» **Aim**
Render the material again word for word, skipping the pictures in it.

» **Source data**
----

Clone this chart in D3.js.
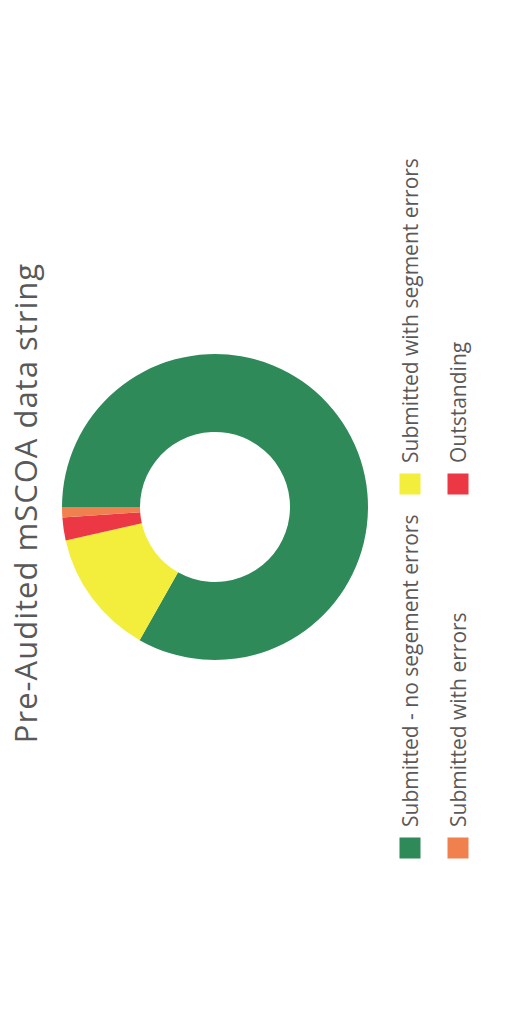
<!DOCTYPE html>
<html>
<head>
<meta charset="utf-8">
<script src="https://cdn.jsdelivr.net/npm/d3@7"></script>
<style>
  html, body { margin: 0; padding: 0; background: #fff; }
  svg { display: block; }
</style>
</head>
<body>
<div id="chart"></div>
<script>
// data, in the order the ring is drawn (clockwise from 12 o'clock)
var categories = ["Submitted - no segement errors", "Submitted with segment errors", "Outstanding", "Submitted with errors"];
var values = [83.2, 13.3, 2.4, 1.1];
var colors = ["#2e8a58", "#f3ee3b", "#ec3844", "#f0814f"];
// legend flows row by row, two per row
var legendOrder = ["Submitted - no segement errors", "Submitted with segment errors", "Submitted with errors", "Outstanding"];
var title = "Pre-Audited mSCOA data string";

(function () {
  "use strict";
  var W = 512, H = 1013;
  // the chart is laid out landscape (H x W) then turned a quarter counter-clockwise
  var opt = {
    cx: 506, cy: 215,
    outer: 153, inner: 75,
    titleX: 510, titleBase: 37,
    legendCols: [165, 529],
    legendRows: [410, 458],
    box: 21
  };

  var svg = d3.select("#chart").append("svg")
    .attr("width", W)
    .attr("height", H);

  var g = svg.append("g")
    .attr("transform", "translate(0," + H + ") rotate(-90)");

  var color = d3.scaleOrdinal().domain(categories).range(colors);
  var data = categories.map(function (c, i) { return { name: c, value: values[i] }; });

  var pie = d3.pie().sort(null).value(function (d) { return d.value; });
  var arc = d3.arc().innerRadius(opt.inner).outerRadius(opt.outer);

  g.append("g")
    .attr("transform", "translate(" + opt.cx + "," + opt.cy + ")")
    .selectAll("path")
    .data(pie(data)).enter()
    .append("path")
    .attr("d", arc)
    .style("fill", function (d) { return color(d.data.name); });

  // title
  g.append("text")
    .attr("x", opt.titleX)
    .attr("y", opt.titleBase)
    .attr("text-anchor", "middle")
    .style("font-family", "'Open Sans', sans-serif")
    .style("font-size", "31px")
    .style("letter-spacing", "1px")
    .style("fill", "#595959")
    .text(title);

  // legend
  var leg = g.append("g").selectAll("g")
    .data(legendOrder).enter()
    .append("g")
    .attr("transform", function (d, i) {
      return "translate(" + opt.legendCols[i % 2] + "," + opt.legendRows[Math.floor(i / 2)] + ")";
    });
  leg.append("rect")
    .attr("x", -opt.box / 2)
    .attr("y", -opt.box / 2)
    .attr("width", opt.box)
    .attr("height", opt.box)
    .style("fill", function (d) { return color(d); });
  leg.append("text")
    .attr("x", 21)
    .attr("y", 8)
    .style("font-family", "'Open Sans', sans-serif")
    .style("font-size", "21px")
    .style("fill", "#595959")
    .text(function (d) { return d; });
})();
</script>
</body>
</html>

----

» **Answer for the task**
Clone this chart in D3.js.
<!DOCTYPE html>
<html>
<head>
<meta charset="utf-8">
<script src="https://cdn.jsdelivr.net/npm/d3@7"></script>
<style>
  html, body { margin: 0; padding: 0; background: #fff; }
  svg { display: block; }
</style>
</head>
<body>
<div id="chart"></div>
<script>
// data, in the order the ring is drawn (clockwise from 12 o'clock)
var categories = ["Submitted - no segement errors", "Submitted with segment errors", "Outstanding", "Submitted with errors"];
var values = [83.2, 13.3, 2.4, 1.1];
var colors = ["#2e8a58", "#f3ee3b", "#ec3844", "#f0814f"];
// legend flows row by row, two per row
var legendOrder = ["Submitted - no segement errors", "Submitted with segment errors", "Submitted with errors", "Outstanding"];
var title = "Pre-Audited mSCOA data string";

(function () {
  "use strict";
  var W = 512, H = 1013;
  // the chart is laid out landscape (H x W) then turned a quarter counter-clockwise
  var opt = {
    cx: 506, cy: 215,
    outer: 153, inner: 75,
    titleX: 510, titleBase: 37,
    legendCols: [165, 529],
    legendRows: [410, 458],
    box: 21
  };

  var svg = d3.select("#chart").append("svg")
    .attr("width", W)
    .attr("height", H);

  var g = svg.append("g")
    .attr("transform", "translate(0," + H + ") rotate(-90)");

  var color = d3.scaleOrdinal().domain(categories).range(colors);
  var data = categories.map(function (c, i) { return { name: c, value: values[i] }; });

  var pie = d3.pie().sort(null).value(function (d) { return d.value; });
  var arc = d3.arc().innerRadius(opt.inner).outerRadius(opt.outer);

  g.append("g")
    .attr("transform", "translate(" + opt.cx + "," + opt.cy + ")")
    .selectAll("path")
    .data(pie(data)).enter()
    .append("path")
    .attr("d", arc)
    .style("fill", function (d) { return color(d.data.name); });

  // title
  g.append("text")
    .attr("x", opt.titleX)
    .attr("y", opt.titleBase)
    .attr("text-anchor", "middle")
    .style("font-family", "'Open Sans', sans-serif")
    .style("font-size", "31px")
    .style("letter-spacing", "1px")
    .style("fill", "#595959")
    .text(title);

  // legend
  var leg = g.append("g").selectAll("g")
    .data(legendOrder).enter()
    .append("g")
    .attr("transform", function (d, i) {
      return "translate(" + opt.legendCols[i % 2] + "," + opt.legendRows[Math.floor(i / 2)] + ")";
    });
  leg.append("rect")
    .attr("x", -opt.box / 2)
    .attr("y", -opt.box / 2)
    .attr("width", opt.box)
    .attr("height", opt.box)
    .style("fill", function (d) { return color(d); });
  leg.append("text")
    .attr("x", 21)
    .attr("y", 8)
    .style("font-family", "'Open Sans', sans-serif")
    .style("font-size", "21px")
    .style("fill", "#595959")
    .text(function (d) { return d; });
})();
</script>
</body>
</html>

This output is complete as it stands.